Take Malaysia as an example where there were 8 Cellular operators. Now there are only 5. There were several and some merged. That's market re-structuring. It will collapse to around 4 eventually. But in the meantime what happens is a lot of money is wasted and the subscribers suffer.
Five years ago if you asked is there enough room in Malaysia you'd have said 'yes'. Because there was so much demand.
But when you say 'room' demand is not the only factor. It's profitability in operation. In Sri Lanka there's enough demand.
Q. I don't know whether this is true or not. But some say that Sri Lanka is the only country where incoming calls are charged. Is that true?

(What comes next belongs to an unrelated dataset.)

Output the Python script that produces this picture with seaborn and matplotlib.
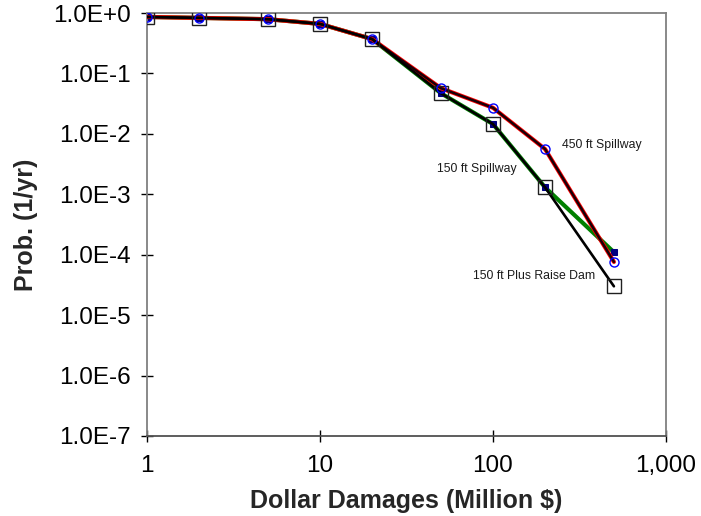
import matplotlib
matplotlib.use("Agg")
import matplotlib.pyplot as plt
import seaborn as sns
import pandas as pd
import numpy as np
from matplotlib.ticker import FixedLocator, FixedFormatter, NullLocator

sns.set_style("white")
plt.rcParams['font.family'] = ['Liberation Sans', 'DejaVu Sans']

damages = [1, 2, 5, 10, 20, 50, 100, 200, 500]
prob_450 = [0.86, 0.83, 0.79, 0.66, 0.37, 0.057, 0.027, 0.0056, 7.6e-5]
prob_150 = [0.86, 0.83, 0.79, 0.66, 0.37, 0.047, 0.0145, 0.0013, 1.1e-4]
prob_150_raise = [0.86, 0.83, 0.79, 0.66, 0.37, 0.047, 0.0145, 0.0013, 3.0e-5]

x_ticks = [1, 10, 100, 1000]
x_tick_labels = ["1", "10", "100", "1,000"]
y_ticks = [1e0, 1e-1, 1e-2, 1e-3, 1e-4, 1e-5, 1e-6, 1e-7]
y_tick_labels = ["1.0E+0", "1.0E-1", "1.0E-2", "1.0E-3", "1.0E-4", "1.0E-5", "1.0E-6", "1.0E-7"]

labels = ["450 ft Spillway", "150 ft Spillway", "150 ft Plus Raise Dam"]
label_pos = [(250, 6.5e-3), (47.5, 2.6e-3), (76.6, 4.4e-5)]

df450 = pd.DataFrame({"x": damages, "y": prob_450})
df150 = pd.DataFrame({"x": damages, "y": prob_150})
dfraise = pd.DataFrame({"x": damages, "y": prob_150_raise})

fig = plt.figure(figsize=(7.01, 5.16), dpi=100)
ax = fig.add_axes([147/701, 1-436/516, (666-147)/701, (436-13)/516])
ax.set_xscale("log")
ax.set_yscale("log")

# 150 ft Spillway: green line, small filled navy squares
sns.lineplot(data=df150, x="x", y="y", ax=ax, color="#008000", linewidth=3.0,
             marker="s", markersize=4, markerfacecolor="#000080",
             markeredgecolor="#000080", zorder=2)
# 450 ft Spillway: red line with dark overlay
sns.lineplot(data=df450, x="x", y="y", ax=ax, color="#ff0000", linewidth=3.0, zorder=3)
sns.lineplot(data=df450, x="x", y="y", ax=ax, color="#1a0008", linewidth=1.8, zorder=4)
# 150 ft Plus Raise Dam: black line, open squares
sns.lineplot(data=dfraise, x="x", y="y", ax=ax, color="black", linewidth=1.9,
             marker="s", markersize=10, markerfacecolor="none",
             markeredgecolor="#202020", markeredgewidth=1.0, zorder=5)
# circles for 450
sns.lineplot(data=df450, x="x", y="y", ax=ax, linestyle="none", marker="o",
             markersize=6.5, markerfacecolor="none", markeredgecolor="#0000ff",
             markeredgewidth=1.0, zorder=6)

ax.set_xlim(1, 1000)
ax.set_ylim(1e-7, 1e0)
ax.xaxis.set_major_locator(FixedLocator(x_ticks))
ax.xaxis.set_major_formatter(FixedFormatter(x_tick_labels))
ax.xaxis.set_minor_locator(NullLocator())
ax.yaxis.set_major_locator(FixedLocator(y_ticks))
ax.yaxis.set_major_formatter(FixedFormatter(y_tick_labels))
ax.yaxis.set_minor_locator(NullLocator())

ax.tick_params(axis="both", which="major", direction="inout", length=9, width=1,
               color="black", labelsize=17.5, labelcolor="black", pad=7)
ax.tick_params(axis="x", bottom=True, pad=9)
ax.tick_params(axis="y", left=True)

for s in ["top", "right", "left"]:
    ax.spines[s].set_color("#808080")
    ax.spines[s].set_linewidth(1.3)
ax.spines["bottom"].set_color("#505050")
ax.spines["bottom"].set_linewidth(1.3)

ax.set_xlabel("Dollar Damages (Million $)", fontsize=18, fontweight="bold", labelpad=9)
ax.set_ylabel("Prob. (1/yr)", fontsize=18, fontweight="bold", labelpad=11)
ax.grid(False)

for lab, (lx, ly) in zip(labels, label_pos):
    ax.text(lx, ly, lab, fontsize=8.8, ha="left", va="center", color="#1a1a1a", zorder=7)

fig.savefig("out.png", dpi=100)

A. It's not the only country. Even in America incoming calls are charged. That comes from a charging principle for example, in Europe incoming calls are free. But when you take a call from a fixed telephone to a mobile it's charged at a premium rate. And a part of that premium is passed back to the operator to pay for his incoming calls.
So it's just that the other person pays. It's called the 'Calling party premium'.
And Cellular-operators in Sri Lanka are lobbying for this scheme whereby the caller will pay a premium to contact a cellular whereas a cellular user pays only for his outgoing-calls. That's how it works.
Q. But that has not been implemented yet?
A. Not yet.
Q. What's causing the delay?
A. Well, there are a lot of larger issues involved. Because now there are so many associations and so many players. Earlier it was a simple arrangement between Sri Lanka Telecom and the Cellular-operators.
Now wireless loop operator is the third factor in the play. But I am optimistic that things will be better soon.
Q. How ahead is Dialog service-wise above other operators?
A. Dialog commenced operations with a 20 base station network, with coverage in the Greater Colombo area and a pilot service in Kandy city. Its coverage has since been stretched to leading cities such as Nuwara-Eliya, Ratnapura, Kurunegala, Matara and more recently to Tangalle, Hambantota, Kataragama and Embilipitiya. Puttalam is expected to be added to the network within the next few weeks.
With subscriber growth fuelling the requirement for further expansion of capacity, coverage and state of the art GSM Services, Telecom Malaysia invested a further US $10 million in 1997 and pledged an additional US $ 5.5 million for expansion activities in 1998.
MTN moved its operations to its new Headquarters in March 1998 becoming the first cellular operator to set up operations in its own premises. The new premises provide a greatly enhanced customer service facility including state of the art complaint handling and resolution mechanisms.
MTN Networks through its pioneering venture has made several state of the art mobile telecommunication services available to Sri Lankans. Mobile data and fax services supporting 9, 600 bps were pioneered during 1997, allowing mobile subscribers to surf the Internet, access e-mail services and other data applications while on the move.
Calling Line Identification and other advanced supplementary services were added to the network during 97. Yet another milestone was reached in August 97 with the introduction of the Automatic International - Roaming- the first network in South-Asia to offer the service. Today MTN offers Automatic International Roaming to over 30 countries with roaming partnerships established with 53 operators.
With the continuous expansion and upgrading of the network, the GSM short-messaging will be introduced shortly, allowing bi-directional messaging.
The upgrade of the Dialog Web site to include a fully comprehensive web front end to the customer service function and the pioneering service of allowing subscribers to view billing information, send short messages and access network information on the Internet are first of many web based services provided by Dialog.
Q. Anything specific you want to add, Dr. Wijayasuriya?
A. Yes. Dialog has been able to achieve these heights through the dedication of its 200 member staff. I would not have reached anything on my own if not for their hard work and support.
I have only brought together the energies. They stuck with the company through thick and thin.